Fuente: Ministerio del Interior de Malta
Fuente: Ministerio del Interior de MaltaEL PAÍS

La política de detención sistemática de los indocumentados es blanco de las críticas de organizaciones de derechos humanos. “Pasan directamente de manos de la policía al centro de detención. Hay dos, uno para hombres solos, otro para familias. Son prisiones militares, de máxima seguridad, lo que supone un problema muy serio de derechos humanos”, explica Neil Falzon, responsable de la ONG Auditus. “En esos centros no hay suficiente higiene, ni psicólogos, ni trabajadores sociales, tampoco actividades. Los internos están allí mano sobre mano. La detención no solo es ilegal, sino también el modo más caro de gestionar el asunto: al Estado le cuesta dinero mantener a los extranjeros, y estos a su vez se convierten en seres dependientes”, añade Falzon. Varias somalíes de paseo con sus bebés por La Valeta, la capital, corroboran a su manera, con gestos cómplices y amplias sonrisas, la denuncia de Falzon: en los muchos meses transcurridos desde su llegada a Malta, no han aprendido ni una palabra de inglés. Su dependencia —de los hombres, de cualquier tutor o autoridad— es total.

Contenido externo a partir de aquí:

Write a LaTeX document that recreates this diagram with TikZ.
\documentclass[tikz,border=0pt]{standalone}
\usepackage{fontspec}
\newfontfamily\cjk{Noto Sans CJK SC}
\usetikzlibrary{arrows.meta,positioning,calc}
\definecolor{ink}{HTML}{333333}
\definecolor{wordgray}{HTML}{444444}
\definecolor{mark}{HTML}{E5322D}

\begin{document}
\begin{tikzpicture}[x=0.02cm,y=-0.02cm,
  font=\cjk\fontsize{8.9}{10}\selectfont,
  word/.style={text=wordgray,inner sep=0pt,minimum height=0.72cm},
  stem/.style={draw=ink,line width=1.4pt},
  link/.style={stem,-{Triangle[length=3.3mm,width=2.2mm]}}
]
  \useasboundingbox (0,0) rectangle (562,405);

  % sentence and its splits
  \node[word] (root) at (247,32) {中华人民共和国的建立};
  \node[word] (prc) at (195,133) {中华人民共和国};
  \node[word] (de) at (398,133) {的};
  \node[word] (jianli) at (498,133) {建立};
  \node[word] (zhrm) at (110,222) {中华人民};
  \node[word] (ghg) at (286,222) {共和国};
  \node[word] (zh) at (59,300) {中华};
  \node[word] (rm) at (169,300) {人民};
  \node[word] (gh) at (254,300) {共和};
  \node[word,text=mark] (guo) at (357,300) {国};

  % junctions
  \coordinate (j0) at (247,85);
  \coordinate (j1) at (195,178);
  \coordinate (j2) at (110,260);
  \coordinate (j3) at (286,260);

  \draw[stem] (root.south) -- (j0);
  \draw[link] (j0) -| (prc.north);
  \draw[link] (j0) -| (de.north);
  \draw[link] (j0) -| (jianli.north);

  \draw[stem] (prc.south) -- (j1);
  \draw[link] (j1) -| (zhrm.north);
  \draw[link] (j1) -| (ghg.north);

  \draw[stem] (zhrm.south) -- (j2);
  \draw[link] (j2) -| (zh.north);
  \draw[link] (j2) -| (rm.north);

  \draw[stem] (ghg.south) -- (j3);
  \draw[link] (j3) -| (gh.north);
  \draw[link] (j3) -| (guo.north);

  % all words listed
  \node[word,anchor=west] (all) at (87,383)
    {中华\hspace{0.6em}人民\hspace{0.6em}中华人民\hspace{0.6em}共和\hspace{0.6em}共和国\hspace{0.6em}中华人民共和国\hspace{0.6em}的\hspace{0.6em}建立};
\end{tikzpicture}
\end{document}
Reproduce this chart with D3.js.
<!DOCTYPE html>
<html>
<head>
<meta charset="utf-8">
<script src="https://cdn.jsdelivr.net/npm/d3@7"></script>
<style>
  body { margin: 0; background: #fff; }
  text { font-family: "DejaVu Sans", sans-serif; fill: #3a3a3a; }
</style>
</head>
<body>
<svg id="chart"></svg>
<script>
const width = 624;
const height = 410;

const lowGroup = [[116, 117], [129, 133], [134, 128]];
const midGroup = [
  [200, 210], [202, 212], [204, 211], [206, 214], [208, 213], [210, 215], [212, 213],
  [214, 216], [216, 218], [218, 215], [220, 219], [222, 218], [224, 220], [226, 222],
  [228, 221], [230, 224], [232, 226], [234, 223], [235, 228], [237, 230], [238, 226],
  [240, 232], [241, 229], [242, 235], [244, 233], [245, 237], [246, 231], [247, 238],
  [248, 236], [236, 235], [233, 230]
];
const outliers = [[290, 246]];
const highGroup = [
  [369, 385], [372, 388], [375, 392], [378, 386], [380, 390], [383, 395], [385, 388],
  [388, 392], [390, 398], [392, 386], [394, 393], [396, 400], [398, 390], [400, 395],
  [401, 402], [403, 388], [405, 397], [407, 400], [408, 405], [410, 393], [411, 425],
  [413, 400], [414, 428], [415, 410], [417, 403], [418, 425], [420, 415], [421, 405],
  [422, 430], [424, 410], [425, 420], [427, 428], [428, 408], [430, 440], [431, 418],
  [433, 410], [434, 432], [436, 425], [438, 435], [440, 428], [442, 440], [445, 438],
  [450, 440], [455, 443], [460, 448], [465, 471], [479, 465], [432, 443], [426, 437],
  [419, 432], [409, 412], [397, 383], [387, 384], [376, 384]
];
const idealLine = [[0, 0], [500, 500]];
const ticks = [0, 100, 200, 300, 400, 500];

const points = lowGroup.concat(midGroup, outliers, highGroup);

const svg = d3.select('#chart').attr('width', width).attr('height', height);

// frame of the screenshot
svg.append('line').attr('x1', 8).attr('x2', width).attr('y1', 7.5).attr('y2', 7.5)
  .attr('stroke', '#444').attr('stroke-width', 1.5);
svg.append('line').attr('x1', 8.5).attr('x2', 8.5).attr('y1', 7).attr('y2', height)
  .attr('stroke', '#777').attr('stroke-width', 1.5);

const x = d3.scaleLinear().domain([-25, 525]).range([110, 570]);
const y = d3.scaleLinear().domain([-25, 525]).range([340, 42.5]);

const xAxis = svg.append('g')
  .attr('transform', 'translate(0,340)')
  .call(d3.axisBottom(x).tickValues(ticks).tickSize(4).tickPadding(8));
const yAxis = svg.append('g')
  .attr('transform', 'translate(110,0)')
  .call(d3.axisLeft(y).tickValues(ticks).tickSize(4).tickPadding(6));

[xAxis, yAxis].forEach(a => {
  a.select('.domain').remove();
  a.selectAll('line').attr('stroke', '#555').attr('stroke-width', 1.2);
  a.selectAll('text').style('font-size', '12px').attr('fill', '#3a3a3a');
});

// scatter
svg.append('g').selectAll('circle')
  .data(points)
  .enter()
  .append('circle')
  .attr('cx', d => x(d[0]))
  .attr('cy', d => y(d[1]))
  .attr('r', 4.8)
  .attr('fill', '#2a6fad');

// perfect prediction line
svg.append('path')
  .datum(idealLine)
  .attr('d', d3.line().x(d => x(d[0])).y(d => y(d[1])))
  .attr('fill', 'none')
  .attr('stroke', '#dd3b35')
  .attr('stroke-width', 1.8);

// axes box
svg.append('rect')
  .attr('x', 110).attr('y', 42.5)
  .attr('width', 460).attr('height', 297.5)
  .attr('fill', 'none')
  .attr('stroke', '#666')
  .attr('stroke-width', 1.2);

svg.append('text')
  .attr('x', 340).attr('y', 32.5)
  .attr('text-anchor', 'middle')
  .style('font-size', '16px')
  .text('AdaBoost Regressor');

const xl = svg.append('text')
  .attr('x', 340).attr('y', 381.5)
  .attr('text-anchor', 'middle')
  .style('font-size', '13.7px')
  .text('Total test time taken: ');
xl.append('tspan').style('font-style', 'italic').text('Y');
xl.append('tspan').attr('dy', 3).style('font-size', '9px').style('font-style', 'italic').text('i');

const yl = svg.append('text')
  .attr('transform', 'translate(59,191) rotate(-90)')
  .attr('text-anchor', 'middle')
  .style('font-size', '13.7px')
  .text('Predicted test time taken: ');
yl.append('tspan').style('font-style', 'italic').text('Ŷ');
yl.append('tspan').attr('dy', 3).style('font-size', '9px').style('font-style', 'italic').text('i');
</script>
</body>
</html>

"Es como si de golpe llegaran a Alemania 400.000 irregulares", alega el Ejecutivo

El Tribunal Europeo de DDHH ha dictado varias sentencias contra Malta por las condiciones inhumanas o degradantes de la detención, y Acnur ha calificado la misma de "ilegal y arbitraria". El Gobierno maltés ha recurrido dos de ellas. “La detención es una cuestión controvertida, nos consta”, asume Saint-John. “Se les detiene por entrar ilegalmente en Malta, igual que hacen otros países de la UE y la comunidad internacional. Pero la mayoría pasa menos de seis meses en un centro de detención. Las embarazadas, los enfermos y los casos dudosos, como los menores, no son detenidos. Pero hay que tener en cuenta la presión que supone para Malta, que por población tiene el tamaño de una ciudad europea, la llegada de 2.000 personas cada año”. Subraya esa dimensión Ramona Attard, portavoz del Ministerio del Interior: “En proporción, sería como si a Alemania llegaran de golpe 400.000 inmigrantes”.

Arracimados en torno a los centros abiertos y en las rotondas de acceso a la capital, a la espera de un capataz que les ofrezca un jornal; a la puerta de locutorios y peluquerías, los africanos —casi siempre en pequeños grupos que se mueven como bandadas de pájaros—, son una presencia aún extraña en la blanca Malta, que forjó su historia y su carácter en la defensa frente a las invasiones extranjeras. “No se les permite entrar en bares o restaurantes, los caseros no quieren inquilinos africanos, y abundan carteles contra su presencia en la isla, como ‘nadie les ha invitado”, explica Neil Falzon. Pero, a la vista de los números, o de la propia geografía humana de La Valeta, o de la triste suerte de muchos, su presencia dista de ser provisional en Malta, esa hermosa isla con topónimos de origen árabe, ecos sicilianos y una luz tan intensa que el sol, en vez de ponerse, parece despeñarse por África, el vecino de abajo.